The moral of the story is that we are far too vulnerable to forces beyond our control. We need to have more ownership of our local economy. Our work force, our schools, our industries require it in order to have more control over our local destiny.
It may seem like a tall order but let's consider what we already have. Using 2010 figures, there was $24.3 trillion dollars invested stock and bond markets.
This is only an estimation based on the assumption of a uniform distribution but let's look at what it would mean for a local economy. In the Connecticut River Valley in Massachusetts, where we are, there is an adult population of 544,000. Under this methodology we have invested over $70 billion dollars outside of the region. If we could focus 1/100th of that investment directly in our region, we would be investing $700 million in our local economies.
So, why isn't our local capital being invested locally? The challenge is to attract local capital in a manner which will provide a real financial return, in addition to a "social" return, that allows people to invest a portion of their capital into their own community.
How can we do that? There is more than one answer. At Common Capital we have taken a first step and formed a local investment fund called the Community First Fund for local individual to lend as little as $2,500 to a portfolio of local small businesses. We are working to create other venues for investment as well.

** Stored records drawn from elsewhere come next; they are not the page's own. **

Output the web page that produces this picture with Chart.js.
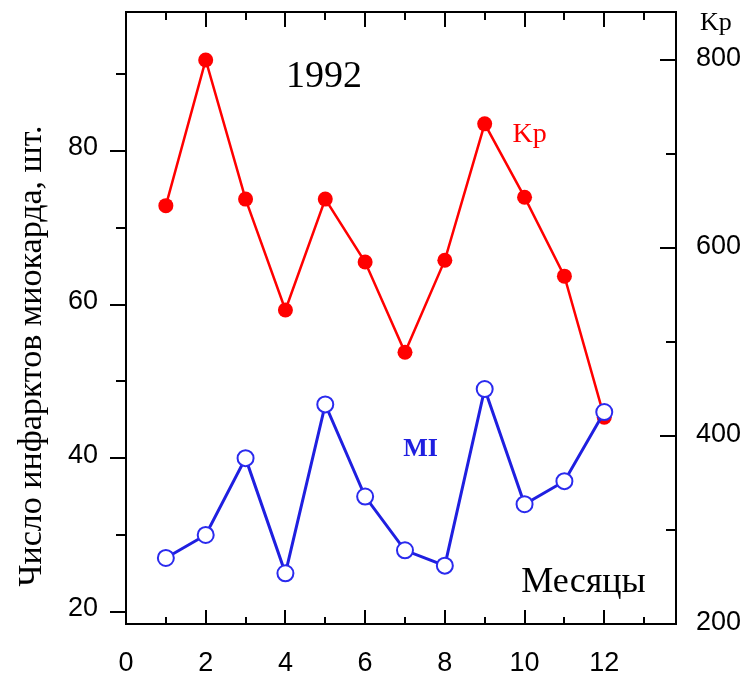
<!DOCTYPE html>
<html>
<head>
<meta charset="utf-8">
<script src="https://cdn.jsdelivr.net/npm/chart.js@4"></script>
<style>
  body { margin: 0; background: #fff; }
  #wrap { width: 751px; height: 677px; }
</style>
</head>
<body>
<div id="wrap"><canvas id="chart" width="751" height="677"></canvas></div>
<script>
// месяцы 1992 года
const months = [1, 2, 3, 4, 5, 6, 7, 8, 9, 10, 11, 12];
// число инфарктов миокарда (левая ось)
const miValues = [27, 30, 40, 25, 47, 35, 28, 26, 49, 34, 37, 46];
// Kp (правая ось)
const kpValues = [645, 800, 652, 534, 652, 585, 489, 587, 732, 654, 570, 420];

const xLabels = [0, 2, 4, 6, 8, 10, 12];
const leftMajor = [20, 40, 60, 80];
const leftMinor = [30, 50, 70, 90];
const rightMajor = [200, 400, 600, 800];
const rightMinor = [300, 500, 700];
const xMajor = [2, 4, 6, 8, 10, 12];
const xMinor = [1, 3, 5, 7, 9, 11, 13];

const serif = "'Liberation Serif', 'DejaVu Serif', serif";
const sans = "'Liberation Sans', Arial, sans-serif";

const frame = {
  id: 'frame',
  afterDatasetsDraw(chart) {
    const { ctx, chartArea: a, scales } = chart;
    const x = scales.x, yl = scales.y, yr = scales.y1;
    ctx.save();
    ctx.strokeStyle = '#000';
    ctx.lineWidth = 2;
    ctx.strokeRect(a.left, a.top, a.right - a.left, a.bottom - a.top);
    ctx.beginPath();
    const hx = (v, len) => {
      const px = Math.round(x.getPixelForValue(v));
      ctx.moveTo(px, a.bottom); ctx.lineTo(px, a.bottom - len);
      ctx.moveTo(px, a.top); ctx.lineTo(px, a.top + len + 1);
    };
    xMajor.forEach(v => hx(v, 14));
    xMinor.forEach(v => hx(v, 7));
    leftMajor.forEach(v => { const py = Math.round(yl.getPixelForValue(v)); ctx.moveTo(a.left - 16, py); ctx.lineTo(a.left, py); });
    leftMinor.forEach(v => { const py = Math.round(yl.getPixelForValue(v)); ctx.moveTo(a.left - 10, py); ctx.lineTo(a.left, py); });
    rightMajor.forEach(v => { const py = Math.round(yr.getPixelForValue(v)); ctx.moveTo(a.right - 16, py); ctx.lineTo(a.right, py); });
    rightMinor.forEach(v => { const py = Math.round(yr.getPixelForValue(v)); ctx.moveTo(a.right - 10, py); ctx.lineTo(a.right, py); });
    ctx.stroke();
    ctx.restore();
  },
  afterDraw(chart) {
    const { ctx, chartArea: a, scales } = chart;
    const x = scales.x, yl = scales.y;
    ctx.save();
    ctx.textBaseline = 'alphabetic';

    ctx.fillStyle = '#000';
    ctx.font = '38px ' + serif;
    ctx.textAlign = 'center';
    ctx.fillText('1992', x.getPixelForValue(4.97), yl.getPixelForValue(88.3));

    ctx.font = '36px ' + serif;
    ctx.fillText('Месяцы', x.getPixelForValue(11.48), yl.getPixelForValue(22.6));

    ctx.fillStyle = '#ff0000';
    ctx.font = '28px ' + serif;
    ctx.textAlign = 'left';
    ctx.fillText('Kp', x.getPixelForValue(9.7), yl.getPixelForValue(81.2));

    ctx.fillStyle = '#1f1fe0';
    ctx.font = 'bold 26px ' + serif;
    ctx.textAlign = 'center';
    ctx.fillText('MI', x.getPixelForValue(7.39), yl.getPixelForValue(40.3));

    // заголовок правой оси
    ctx.fillStyle = '#000';
    ctx.font = '26px ' + serif;
    ctx.textAlign = 'left';
    ctx.fillText('Kp', a.right + 24, a.top + 18);

    // заголовок левой оси
    ctx.translate(41, 356);
    ctx.rotate(-Math.PI / 2);
    ctx.font = '34px ' + serif;
    ctx.textAlign = 'center';
    ctx.fillText('Число инфарктов миокарда, шт.', 0, 0);
    ctx.restore();
  }
};

new Chart(document.getElementById('chart'), {
  type: 'line',
  data: {
    datasets: [
      {
        label: 'MI',
        data: months.map((m, i) => ({ x: m, y: miValues[i] })),
        yAxisID: 'y',
        order: 0,
        borderColor: '#1f1fe0',
        borderWidth: 3,
        pointRadius: 8,
        pointBorderWidth: 2,
        pointBackgroundColor: '#fff',
        pointBorderColor: '#2a2aee',
        tension: 0
      },
      {
        label: 'Kp',
        data: months.map((m, i) => ({ x: m, y: kpValues[i] })),
        yAxisID: 'y1',
        order: 1,
        borderColor: '#ff0000',
        borderWidth: 2.5,
        pointRadius: 7.5,
        pointBorderWidth: 0,
        pointBackgroundColor: '#ff0000',
        pointBorderColor: '#ff0000',
        tension: 0
      }
    ]
  },
  options: {
    responsive: false,
    animation: false,
    layout: { padding: { top: 12, left: 0, right: 0, bottom: 0 } },
    plugins: { legend: { display: false }, tooltip: { enabled: false } },
    scales: {
      x: {
        type: 'linear',
        min: 0, max: 13.8,
        grid: { display: false, drawTicks: false },
        border: { display: false },
        afterBuildTicks: s => { s.ticks = xLabels.map(v => ({ value: v })); },
        ticks: { color: '#000', font: { family: sans, size: 27 }, padding: 23, maxRotation: 0, autoSkip: false },
        afterFit: s => { s.height = 53; s.paddingLeft = 0; s.paddingRight = 0; }
      },
      y: {
        position: 'left',
        min: 18.4, max: 98.1,
        grid: { display: false, drawTicks: false },
        border: { display: false },
        afterBuildTicks: s => { s.ticks = leftMajor.map(v => ({ value: v })); },
        ticks: { color: '#000', font: { family: sans, size: 27 }, padding: 28, labelOffset: -3 },
        afterFit: s => { s.width = 126; s.paddingTop = 0; s.paddingBottom = 0; }
      },
      y1: {
        position: 'right',
        min: 200, max: 851,
        grid: { display: false, drawTicks: false },
        border: { display: false },
        afterBuildTicks: s => { s.ticks = rightMajor.map(v => ({ value: v })); },
        ticks: { color: '#000', font: { family: sans, size: 27 }, padding: 20, labelOffset: -1 },
        afterFit: s => { s.width = 75; s.paddingTop = 0; s.paddingBottom = 0; }
      }
    }
  },
  plugins: [frame]
});
</script>
</body>
</html>
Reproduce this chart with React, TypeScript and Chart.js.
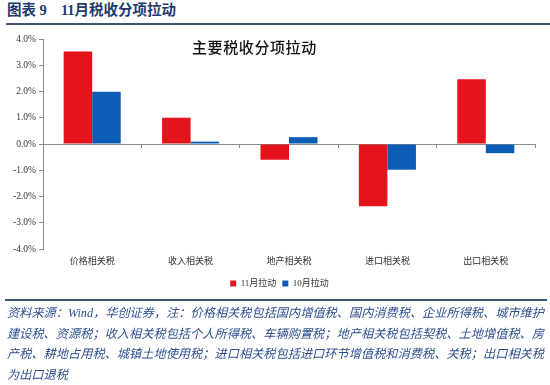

Larger projects such as health centers, libraries, theaters and community centers all need capital. We need to find incentives currently targeted towards institutional investors by the federal and states governments to be redefined to give incentive for local investors.
Ultimately we need to create the consciousness that "buying locally" is not enough. We also need to "invest locally". The solution is in our hands. Let us vow never again to be as beholden as we are today to two people in Washington whose primary interest is not where we live.
ADP is a primary community partner for Common Capital and we have financed several high impact projects would not have been possible without ADP's leadership and connection to low-income communities. With the local investing model described above, we can increase the impact we have and "close the loop" between projects that are starved for capital and our local communities that can provide it.